Thoman is a founding board member of the Rabkin Foundation and is currently president.
When not looking at art or thinking about art, she can usually be found doing tai chi or listening to classical music. Thoman is a certified associate instructor in the International Yang Family Tai Chi Chuan Association. She is also the co-founder of the Gustav Mahler Society of New York.
Secretary:
Edgar Allen Beem
Author, critic, columnist, Brunswick, Maine
Edgar Allen Beem is a freelance writer who lives in Brunswick, Maine. A former art critic for Maine Times, he has written about art and culture in the state since 1978. He has been a frequent contributor to Down East, Yankee, and Photo District News, and he has written for the Boston Globe Magazine, ARTnews, Design New England, Maine Boats & Harbors, Conde Nast’s Traveler, and Teacher. He is the author of Maine Art Now and Maine: The Spirit of America. From 2003 until 2024 he wrote a weekly opinion column titled “The Universal Notebook,” first for The Forecaster and then for the Portland Phoenix. His self-published novel, The Russian Lesson, appeared in 2020.
Beem won the 1988 Manufacturers Hanover Art/World Award for Distinguished Newspaper Art Criticism for a feature article on the 1987 auction sale of Vincent van Gogh's Irises.
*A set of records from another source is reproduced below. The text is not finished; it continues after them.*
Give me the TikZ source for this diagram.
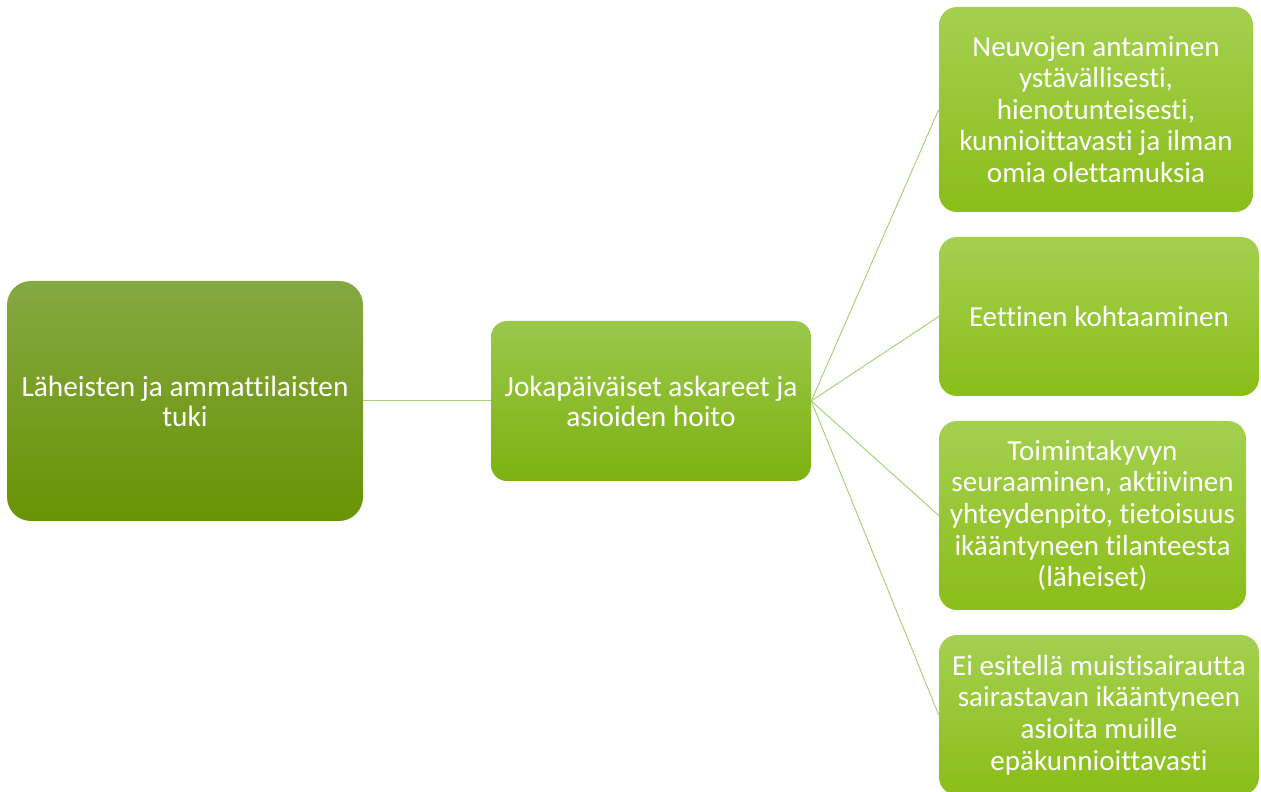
\documentclass[tikz,border=0pt]{standalone}
\usepackage{fontspec}
\setmainfont{Carlito}[Ligatures=NoCommon]
\usepackage{tikz}

\definecolor{linegreen}{RGB}{172,208,120}
\definecolor{roottop}{RGB}{134,168,66}
\definecolor{rootbot}{RGB}{104,148,4}
\definecolor{midtop}{RGB}{155,200,75}
\definecolor{midbot}{RGB}{124,178,16}
\definecolor{leaftop}{RGB}{164,208,80}
\definecolor{leafbot}{RGB}{138,190,24}

\tikzset{
  box/.style={rounded corners=13.5pt, inner sep=2pt, align=center,
    text=white, font=\fontsize{21.8}{23.7}\selectfont},
  rootbox/.style={box, rounded corners=18pt, top color=roottop, bottom color=rootbot,
    minimum width=267pt, minimum height=180pt, font=\fontsize{22}{22.5}\selectfont},
  midbox/.style={box, rounded corners=12pt, top color=midtop, bottom color=midbot,
    minimum width=240pt, minimum height=120pt, font=\fontsize{22}{22.5}\selectfont},
  leafbox/.style={box, top color=leaftop, bottom color=leafbot},
  link/.style={draw=linegreen, line width=0.75pt}
}

\begin{document}
\begin{tikzpicture}[x=0.75pt,y=0.75pt]
\useasboundingbox (0,0) rectangle (1261,792);

% left side
\node[rootbox] (tuki) at (185,391) {Läheisten ja ammattilaisten\\tuki};
\node[midbox] (askareet) at (651,391) {Jokapäiväiset askareet ja\\asioiden hoito};

% right column
\node[leafbox, minimum width=235.5pt, minimum height=153.75pt] (neuvot) at (1096,682.5)
  {Neuvojen antaminen\\ystävällisesti,\\hienotunteisesti,\\kunnioittavasti ja ilman\\omia olettamuksia};
\node[leafbox, minimum width=240pt, minimum height=119.25pt] (eettinen) at (1099,475.5)
  {Eettinen kohtaaminen};
\node[leafbox, minimum width=230.25pt, minimum height=141.75pt] (seuranta) at (1092.5,276.5)
  {Toimintakyvyn\\seuraaminen, aktiivinen\\yhteydenpito, tietoisuus\\ikääntyneen tilanteesta\\(läheiset)};
\node[leafbox, minimum width=240pt, minimum height=120pt] (esittely) at (1099,77)
  {Ei esitellä muistisairautta\\sairastavan ikääntyneen\\asioita muille\\epäkunnioittavasti};

% connectors
\draw[link] (tuki.east) -- (askareet.west);
\foreach \leaf in {neuvot,eettinen,seuranta,esittely}
  \draw[link] (askareet.east) -- (\leaf.west);
\end{tikzpicture}
\end{document}
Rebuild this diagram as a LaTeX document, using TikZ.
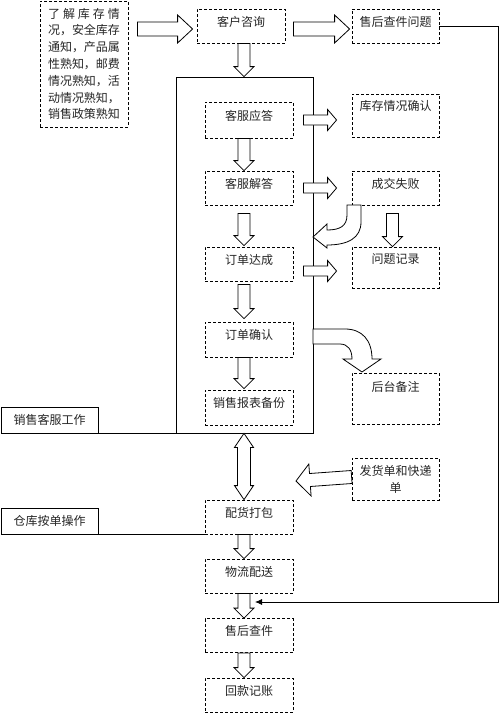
\documentclass[tikz,border=0pt]{standalone}
\usepackage{fontspec}
\newfontfamily\cjk{Noto Sans CJK SC}
\usetikzlibrary{calc,arrows.meta}

\begin{document}
\begin{tikzpicture}[x=1pt,y=-1pt,
    every node/.style={font=\cjk\fontsize{12}{16.8}\selectfont, text=black!85},
    box/.style={draw, line width=0.8pt, inner sep=0pt, minimum width=88pt, minimum height=34pt},
    dbox/.style={box, dash pattern=on 3pt off 2pt, text height=17pt, text depth=17pt},
    blk/.style n args={3}{draw, fill=white, line width=0.8pt,
        to path={let \p1=($(\tikztotarget)!#3!(\tikztostart)$) in
            ($(\tikztostart)!#1!90:(\tikztotarget)$) -- ($(\p1)!#1!-90:(\tikztostart)$)
            -- ($(\p1)!#2!-90:(\tikztostart)$) -- (\tikztotarget)
            -- ($(\p1)!#2!90:(\tikztostart)$) -- ($(\p1)!#1!90:(\tikztostart)$)
            -- ($(\tikztostart)!#1!-90:(\tikztotarget)$) -- cycle}},
    dbl/.style n args={3}{draw, fill=white, line width=0.8pt,
        to path={let \p1=($(\tikztotarget)!#3!(\tikztostart)$), \p2=($(\tikztostart)!#3!(\tikztotarget)$) in
            (\tikztostart) -- ($(\p2)!#2!90:(\tikztotarget)$) -- ($(\p2)!#1!90:(\tikztotarget)$)
            -- ($(\p1)!#1!-90:(\tikztostart)$) -- ($(\p1)!#2!-90:(\tikztostart)$) -- (\tikztotarget)
            -- ($(\p1)!#2!90:(\tikztostart)$) -- ($(\p1)!#1!90:(\tikztostart)$)
            -- ($(\p2)!#1!-90:(\tikztotarget)$) -- ($(\p2)!#2!-90:(\tikztotarget)$) -- cycle}},
    big/.style={blk={7pt}{14pt}{15pt}},
    sml/.style={blk={6pt}{10pt}{10pt}},
    rgt/.style={blk={5pt}{10.5pt}{9pt}},
    curv/.style={draw, fill=white, line width=0.8pt}
]
\path[fill=white] (0,0) rectangle (500,713);

\node[box, minimum width=137pt, minimum height=356pt] (kf) at (244.5,255) {};

\node[box, dash pattern=on 3pt off 2pt, minimum height=126pt, align=left] (lj) at (84,64)
    {\makebox[72pt][s]{了\hfill 解\hfill 库\hfill 存\hfill 情}\\况，安全库存\\通知，产品属\\性熟知，邮费\\情况熟知，活\\动情况熟知，\\销售政策熟知};
\node[dbox] (kh) at (241,26) {客户咨询};
\node[dbox, minimum width=87pt] (shwt) at (395.5,26) {售后查件问题};

\node[dbox, minimum height=36pt] (kfyd) at (249,120) {客服应答};
\node[dbox] (kfjd) at (249,188) {客服解答};
\node[dbox] (ddcd) at (249,264) {订单达成};
\node[dbox, minimum height=35pt] (ddqr) at (249,339.5) {订单确认};
\node[dbox, minimum height=35pt] (xsbb) at (249,407.5) {销售报表备份};

\node[dbox, minimum width=87pt, text height=16pt, text depth=27pt] (kcqr) at (395.5,115.5) {库存情况确认};
\node[dbox, minimum width=87pt] (cjsb) at (395.5,188) {成交失败};
\node[dbox, minimum width=87pt, text height=16pt, text depth=25pt] (wtjl) at (395.5,267.5) {问题记录};
\node[dbox, minimum width=87pt, text height=18pt, text depth=33pt] (htbz) at (395.5,398.5) {后台备注};
\node[box, dash pattern=on 3pt off 2pt, minimum width=87pt, minimum height=42pt, align=center] (fhd) at (395.5,479) {发货单和快递\\单};

\node[box, minimum width=97pt, minimum height=26pt] (xskf) at (49.5,420) {销售客服工作};
\node[box, minimum width=97pt, minimum height=26pt] (ckcz) at (49.5,521) {仓库按单操作};

\node[dbox] (phdb) at (249,517) {配货打包};
\node[dbox] (wlps) at (249,576) {物流配送};
\node[dbox, minimum height=33pt] (shcj) at (249,635.5) {售后查件};
\node[dbox] (hkjz) at (249,695) {回款记账};

\draw[line width=0.8pt] (xskf.south east) -- (kf.south west);
\draw[line width=0.8pt] (ckcz.south east) -- (phdb.south west);

\coordinate (ax) at (244,0);
\coordinate (fb) at (255,602);
\coordinate (fhtip) at (296,481);

\draw[big] ($(lj.east |- kh.west)+(9,3)$) to ($(kh.west)+(-4,3)$);
\draw[big] ($(kh.east)+(8,3)$) to ($(shwt.west)+(-2,3)$);
\draw[sml] (kh.south -| ax) to (kf.north -| ax);
\draw[sml] (kfyd.south -| ax) to (kfjd.north -| ax);
\draw[sml] ($(kfjd.south -| ax)+(0,8)$) to ($(ddcd.north -| ax)+(0,-1)$);
\draw[sml] ($(ddcd.south -| ax)+(0,3)$) to ($(ddqr.north -| ax)+(0,-3)$);
\draw[sml] (ddqr.south -| ax) to ($(xsbb.north -| ax)+(0,-1)$);
\draw[dbl={6.5pt}{9.5pt}{14pt}] (kf.south -| ax) to (phdb.north -| ax);
\draw[sml] (phdb.south -| ax) to (wlps.north -| ax);
\draw[sml] (wlps.south -| ax) to (shcj.north -| ax);
\draw[sml] (shcj.south -| ax) to (hkjz.north -| ax);

\draw[rgt] ($(kfyd -| kf.east)+(-10,0)$) to ($(kcqr.west |- kfyd)+(-15,0)$);
\draw[rgt] ($(kfjd -| kf.east)+(-10,0)$) to ($(cjsb.west |- kfjd)+(-15,0)$);
\draw[rgt] ($(ddcd -| kf.east)+(-10,7)$) to ($(wtjl.west |- ddcd)+(-15,7)$);
\draw[sml] ($(cjsb.south)+(-3,8)$) to ($(wtjl.north)+(-3,0)$);
\draw[blk={6.5pt}{16pt}{14pt}] ($(fhd.west)+(0,-2)$) to (fhtip);

\draw[curv] (361,205) -- (361,222) .. controls (361,238) and (348,245) .. (327,245) -- (327,248)
    -- (313,237) -- (327,224) -- (327,230) .. controls (340,230) and (347,226) .. (347,215) -- (347,205) -- cycle;
\draw[curv] (313,329) -- (345,329) .. controls (362,329) and (372,340) .. (372,359) -- (381,359)
    -- (362,372) -- (343,359) -- (352,359) .. controls (352,350) and (348,344) .. (340,344) -- (313,344) -- cycle;

\draw[line width=0.8pt, -{Latex[length=7pt,width=6pt]}] (shwt.east) -- ++(59,0) |- (fb);
\end{tikzpicture}
\end{document}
He also won 2002 and 2013 Merit Awards from the International Regional Magazine Association for stories in Down East. He is a founding member of the board.
Treasurer:
Deborah Irmas
Author, critic, curator, Los Angeles
Deborah Irmas is a writer, curator, and collector with a master’s in art history from Boston University. She taught the history of art and photography at the University of Southern California, UCLA, and Orange Coast College, and curated an exhibition of the photographer William Mortensen (1897-1965). This led to stints as a visiting curator at the San Francisco Museum of Modern Art and as the interim director of the Los Angeles Institute of Contemporary Art (now defunct).
Irmas built a collection of photographic self-portraits dating from 1852 to the present that her family donated to the Los Angeles County Museum of Art. She has continued building the collection, emphasizing works by women and people of varying origins and ethnicities.
In the 1990s, Irmas lived in Paris, where she wrote art reviews for frieze, Art+Auction, and Artforum. When she returned to LA, she advised clients on collecting art until she got more involved in philanthropy. Today she is a trustee for The Audrey and Sydney Irmas Foundation and The Crossed Purposes Foundation, as well as the Rabkin Foundation. When she is not in front of a computer, she can be seen walking her Boston terrier, Charlie, practicing Pilates, or boxing. She is a founding member of the board.
rashid shabazz
Philanthropic and cultural leader, Executive Director of Critical Minded
rashid shabazz, a journalist, cultural leader, and advocate, serves as executive director of Critical Minded, a grantmaking and advocacy initiative launched by the Ford and Nathan Cummings foundations to invest in critics of color and strengthen the field of cultural criticism in the U.S. Previous to his current role, rashid was the chief marketing and storytelling officer at Color of Change, vice president of communications at the Campaign for Black Male Achievement, and program officer for the Open Society Institute. A writer and critic, shabazz received his bachelor’s degree in English from George Mason University and holds master’s degrees in African studies from Yale University and Columbia University Graduate School of Journalism. Outside of work, he enjoys spending time with his wife and daughter. rashid joined the Rabkin Foundation’s board in 2024.
A.X. Mina
An arts writer, media expert, nonprofit consultant and filmmaker
A.X. Mina is dedicated to exploring the role of the arts in healing and liberation. A.X. has written on arts, media and culture for publications such as Hyperallergic, The Economist, The Atlantic, and Nieman Journalism Lab, and has spoken in venues including the Aspen Institute, re:publica, and Harvard Law School. Her creative practice has been exhibited at the Victoria and Albert Museum, the Museum of the Moving Image, and the Brooklyn Museum. A.X.'s newest co-authored book, The Hanmoji Handbook (MITeen Press, 2022), was named a Best Book of the Year from Kirkus Reviews.
She is a current Senior Civic Media Fellow at the University of Southern California Annenberg Lab, a 2016 Knight Visiting Fellow at the Nieman Foundation for Journalism at Harvard University, and a 2013 USC Annenberg/Getty Arts Journalism Fellow. A.X. is a certified trauma-informed yin yoga teacher and is working on a documentary about queer Ugandan artist Leilah Babirye. A.X. joined the Rabkin Foundation’s board in 2024.